Supplied information
--------------------------------
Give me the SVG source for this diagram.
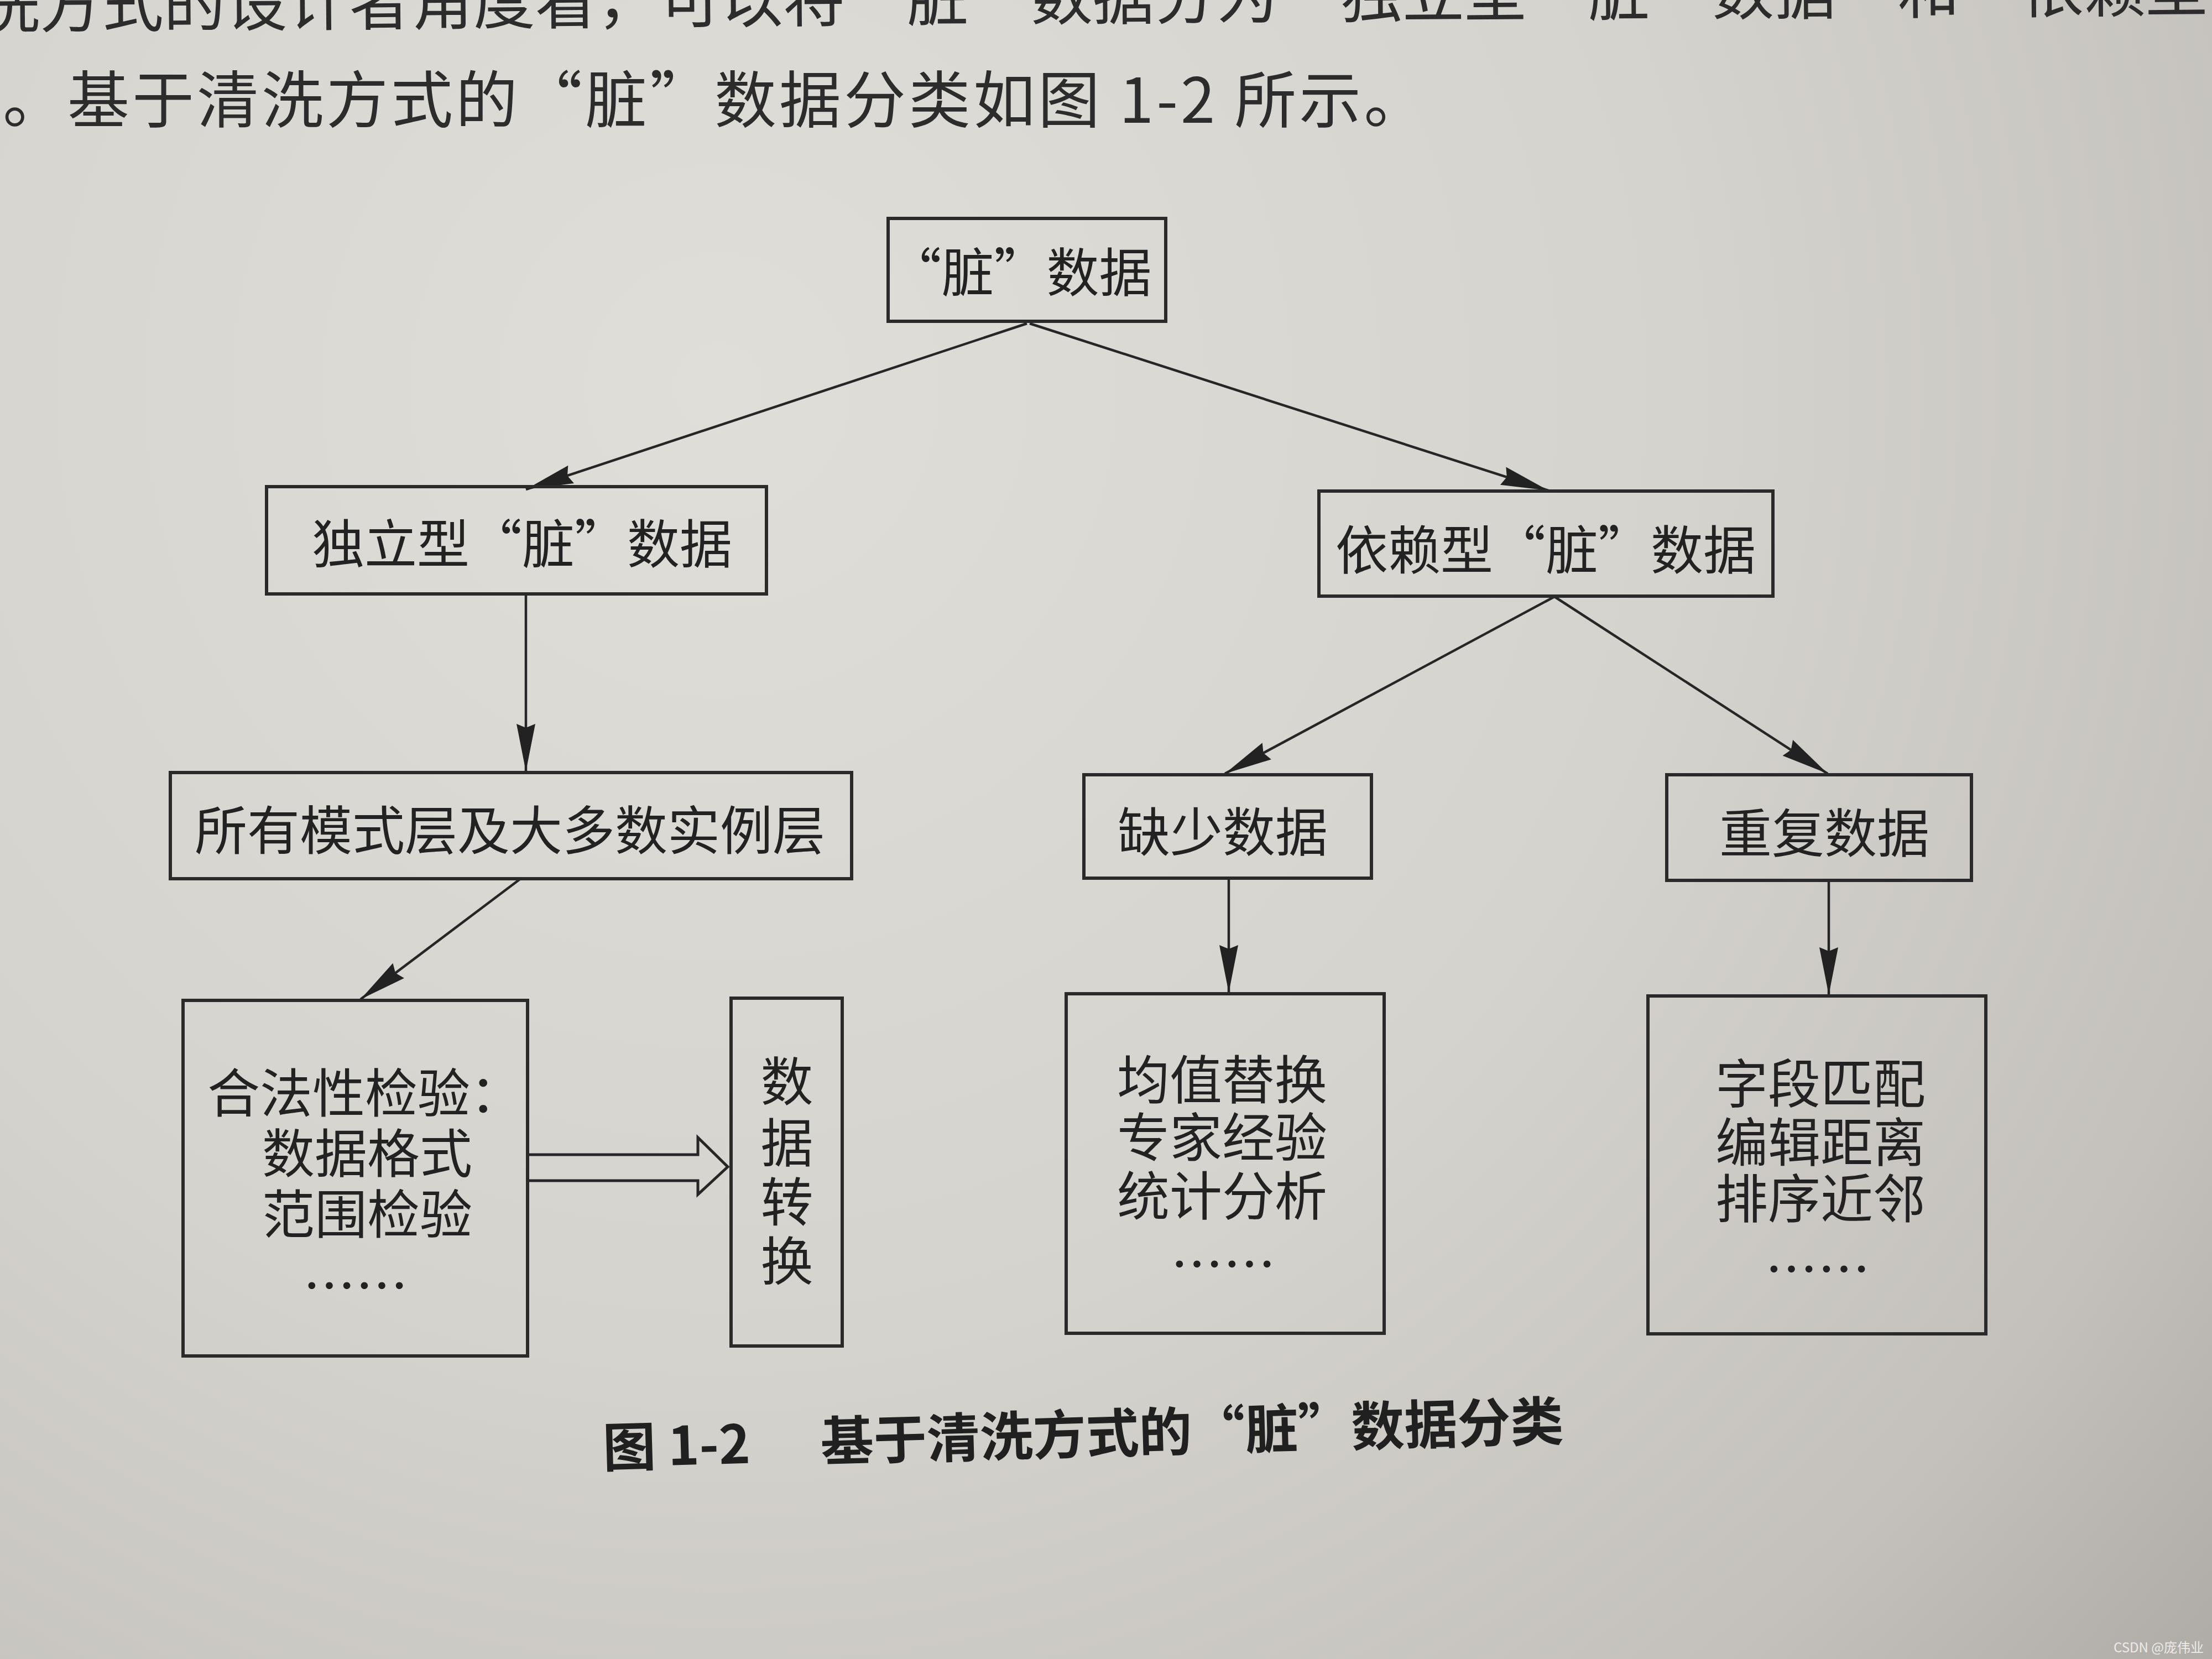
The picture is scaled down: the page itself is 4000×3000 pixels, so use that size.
<svg xmlns="http://www.w3.org/2000/svg" width="4000" height="3000" viewBox="0 0 4000 3000">
<defs>
<radialGradient id="paper" cx="1300" cy="700" r="3900" gradientUnits="userSpaceOnUse">
<stop offset="0" stop-color="#dfded9"/>
<stop offset="0.45" stop-color="#d5d3ce"/>
<stop offset="0.75" stop-color="#c4c1bc"/>
<stop offset="1" stop-color="#a39f99"/>
</radialGradient>
<marker id="ah" markerUnits="userSpaceOnUse" markerWidth="90" markerHeight="40" refX="86" refY="20" orient="auto">
<path d="M0,3 L86,20 L0,37 L7,20 z" fill="#222"/>
</marker>
<style>
.box{fill:none;stroke:#2a2a2a;stroke-width:6}
.lbl{font-family:"Noto Sans CJK SC","Noto Sans",sans-serif;font-size:95px;fill:#222}
.mid{text-anchor:middle}
.con{stroke:#262626;stroke-width:4.5;fill:none}
.arr{marker-end:url(#ah)}
.page{font-family:"Noto Sans CJK SC","Noto Sans",sans-serif;font-size:112px;fill:#2c2c2c}
.cap{font-family:"Noto Sans CJK SC","Noto Sans",sans-serif;font-size:96px;font-weight:bold;fill:#202020}
</style>
</defs>
<rect x="0" y="0" width="4000" height="3000" fill="url(#paper)"/>

<g id="page-text">
<text class="page" x="-40" y="50" transform="rotate(-0.43 0 50)">洗方式的设计者角度看，可以将“脏”数据分为“独立型“脏”数据”和“依赖型</text>
<text class="page" x="5" y="222" letter-spacing="5">。基于清洗方式的“脏”数据分类如图 1-2 所示。</text>
</g>

<g id="connectors">
<line class="con arr" x1="1857" y1="585" x2="951" y2="885"/>
<line class="con arr" x1="1862" y1="585" x2="2800" y2="887"/>
<line class="con arr" x1="951" y1="1076" x2="951" y2="1395"/>
<line class="con arr" x1="2811" y1="1079" x2="2215" y2="1399"/>
<line class="con arr" x1="2811" y1="1079" x2="3305" y2="1399"/>
<line class="con arr" x1="940" y1="1590" x2="652" y2="1807"/>
<line class="con arr" x1="2222" y1="1588" x2="2222" y2="1795"/>
<line class="con arr" x1="3307" y1="1592" x2="3307" y2="1799"/>
<path d="M954,2088 L1262,2088 L1262,2057 L1316,2110 L1262,2160 L1262,2135 L954,2135" fill="none" stroke="#262626" stroke-width="5" stroke-linejoin="miter"/>
</g>

<g id="node-dirty">
<rect class="box" x="1606" y="395" width="502" height="186"/>
<text class="lbl mid" x="1845" y="528">“脏”数据</text>
</g>

<g id="node-independent">
<rect class="box" x="482" y="880" width="904" height="194"/>
<text class="lbl mid" x="944" y="1019">独立型“脏”数据</text>
</g>

<g id="node-dependent">
<rect class="box" x="2385" y="888" width="821" height="190"/>
<text class="lbl mid" x="2795" y="1030">依赖型“脏”数据</text>
</g>

<g id="node-layers">
<rect class="box" x="308" y="1397" width="1232" height="192"/>
<text class="lbl mid" x="922" y="1537" font-size="98">所有模式层及大多数实例层</text>
</g>

<g id="node-missing">
<rect class="box" x="1960" y="1401" width="520" height="187"/>
<text class="lbl mid" x="2211" y="1540">缺少数据</text>
</g>

<g id="node-duplicate">
<rect class="box" x="3014" y="1401" width="551" height="191"/>
<text class="lbl mid" x="3299" y="1542">重复数据</text>
</g>

<g id="node-validity">
<rect class="box" x="331" y="1809" width="623" height="643"/>
<text class="lbl"><tspan x="375" y="2012">合法性检验：</tspan><tspan x="474" y="2121">数据格式</tspan><tspan x="474" y="2231">范围检验</tspan><tspan x="548" y="2361">……</tspan></text>
</g>

<g id="node-transform">
<rect class="box" x="1322" y="1805" width="201" height="629"/>
<text class="lbl mid"><tspan x="1423" y="1991">数</tspan><tspan x="1423" y="2102">据</tspan><tspan x="1423" y="2209">转</tspan><tspan x="1423" y="2316">换</tspan></text>
</g>

<g id="node-mean">
<rect class="box" x="1928" y="1797" width="575" height="614"/>
<text class="lbl mid"><tspan x="2210" y="1988">均值替换</tspan><tspan x="2210" y="2092">专家经验</tspan><tspan x="2210" y="2198">统计分析</tspan><tspan x="2212" y="2322">……</tspan></text>
</g>

<g id="node-field">
<rect class="box" x="2980" y="1801" width="611" height="611"/>
<text class="lbl mid"><tspan x="3292" y="1995">字段匹配</tspan><tspan x="3292" y="2101">编辑距离</tspan><tspan x="3292" y="2203">排序近邻</tspan><tspan x="3287" y="2331">……</tspan></text>
</g>

<g id="caption">
<text class="cap" transform="rotate(-1.6 1091 2653)"><tspan x="1091" y="2653">图 1-2</tspan><tspan x="1485" y="2653">基于清洗方式的“脏”数据分类</tspan></text>
</g>

<text x="3985" y="2988" text-anchor="end" font-family="Noto Sans CJK SC, sans-serif" font-size="24" fill="#ecebea">CSDN @庞伟业</text>
</svg>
--------------------------------
What to do
Set every line down exactly as written, leaving each picture out.

Task response
Give me the SVG source for this diagram.
The picture is scaled down: the page itself is 4000×3000 pixels, so use that size.
<svg xmlns="http://www.w3.org/2000/svg" width="4000" height="3000" viewBox="0 0 4000 3000">
<defs>
<radialGradient id="paper" cx="1300" cy="700" r="3900" gradientUnits="userSpaceOnUse">
<stop offset="0" stop-color="#dfded9"/>
<stop offset="0.45" stop-color="#d5d3ce"/>
<stop offset="0.75" stop-color="#c4c1bc"/>
<stop offset="1" stop-color="#a39f99"/>
</radialGradient>
<marker id="ah" markerUnits="userSpaceOnUse" markerWidth="90" markerHeight="40" refX="86" refY="20" orient="auto">
<path d="M0,3 L86,20 L0,37 L7,20 z" fill="#222"/>
</marker>
<style>
.box{fill:none;stroke:#2a2a2a;stroke-width:6}
.lbl{font-family:"Noto Sans CJK SC","Noto Sans",sans-serif;font-size:95px;fill:#222}
.mid{text-anchor:middle}
.con{stroke:#262626;stroke-width:4.5;fill:none}
.arr{marker-end:url(#ah)}
.page{font-family:"Noto Sans CJK SC","Noto Sans",sans-serif;font-size:112px;fill:#2c2c2c}
.cap{font-family:"Noto Sans CJK SC","Noto Sans",sans-serif;font-size:96px;font-weight:bold;fill:#202020}
</style>
</defs>
<rect x="0" y="0" width="4000" height="3000" fill="url(#paper)"/>

<g id="page-text">
<text class="page" x="-40" y="50" transform="rotate(-0.43 0 50)">洗方式的设计者角度看，可以将“脏”数据分为“独立型“脏”数据”和“依赖型</text>
<text class="page" x="5" y="222" letter-spacing="5">。基于清洗方式的“脏”数据分类如图 1-2 所示。</text>
</g>

<g id="connectors">
<line class="con arr" x1="1857" y1="585" x2="951" y2="885"/>
<line class="con arr" x1="1862" y1="585" x2="2800" y2="887"/>
<line class="con arr" x1="951" y1="1076" x2="951" y2="1395"/>
<line class="con arr" x1="2811" y1="1079" x2="2215" y2="1399"/>
<line class="con arr" x1="2811" y1="1079" x2="3305" y2="1399"/>
<line class="con arr" x1="940" y1="1590" x2="652" y2="1807"/>
<line class="con arr" x1="2222" y1="1588" x2="2222" y2="1795"/>
<line class="con arr" x1="3307" y1="1592" x2="3307" y2="1799"/>
<path d="M954,2088 L1262,2088 L1262,2057 L1316,2110 L1262,2160 L1262,2135 L954,2135" fill="none" stroke="#262626" stroke-width="5" stroke-linejoin="miter"/>
</g>

<g id="node-dirty">
<rect class="box" x="1606" y="395" width="502" height="186"/>
<text class="lbl mid" x="1845" y="528">“脏”数据</text>
</g>

<g id="node-independent">
<rect class="box" x="482" y="880" width="904" height="194"/>
<text class="lbl mid" x="944" y="1019">独立型“脏”数据</text>
</g>

<g id="node-dependent">
<rect class="box" x="2385" y="888" width="821" height="190"/>
<text class="lbl mid" x="2795" y="1030">依赖型“脏”数据</text>
</g>

<g id="node-layers">
<rect class="box" x="308" y="1397" width="1232" height="192"/>
<text class="lbl mid" x="922" y="1537" font-size="98">所有模式层及大多数实例层</text>
</g>

<g id="node-missing">
<rect class="box" x="1960" y="1401" width="520" height="187"/>
<text class="lbl mid" x="2211" y="1540">缺少数据</text>
</g>

<g id="node-duplicate">
<rect class="box" x="3014" y="1401" width="551" height="191"/>
<text class="lbl mid" x="3299" y="1542">重复数据</text>
</g>

<g id="node-validity">
<rect class="box" x="331" y="1809" width="623" height="643"/>
<text class="lbl"><tspan x="375" y="2012">合法性检验：</tspan><tspan x="474" y="2121">数据格式</tspan><tspan x="474" y="2231">范围检验</tspan><tspan x="548" y="2361">……</tspan></text>
</g>

<g id="node-transform">
<rect class="box" x="1322" y="1805" width="201" height="629"/>
<text class="lbl mid"><tspan x="1423" y="1991">数</tspan><tspan x="1423" y="2102">据</tspan><tspan x="1423" y="2209">转</tspan><tspan x="1423" y="2316">换</tspan></text>
</g>

<g id="node-mean">
<rect class="box" x="1928" y="1797" width="575" height="614"/>
<text class="lbl mid"><tspan x="2210" y="1988">均值替换</tspan><tspan x="2210" y="2092">专家经验</tspan><tspan x="2210" y="2198">统计分析</tspan><tspan x="2212" y="2322">……</tspan></text>
</g>

<g id="node-field">
<rect class="box" x="2980" y="1801" width="611" height="611"/>
<text class="lbl mid"><tspan x="3292" y="1995">字段匹配</tspan><tspan x="3292" y="2101">编辑距离</tspan><tspan x="3292" y="2203">排序近邻</tspan><tspan x="3287" y="2331">……</tspan></text>
</g>

<g id="caption">
<text class="cap" transform="rotate(-1.6 1091 2653)"><tspan x="1091" y="2653">图 1-2</tspan><tspan x="1485" y="2653">基于清洗方式的“脏”数据分类</tspan></text>
</g>

<text x="3985" y="2988" text-anchor="end" font-family="Noto Sans CJK SC, sans-serif" font-size="24" fill="#ecebea">CSDN @庞伟业</text>
</svg>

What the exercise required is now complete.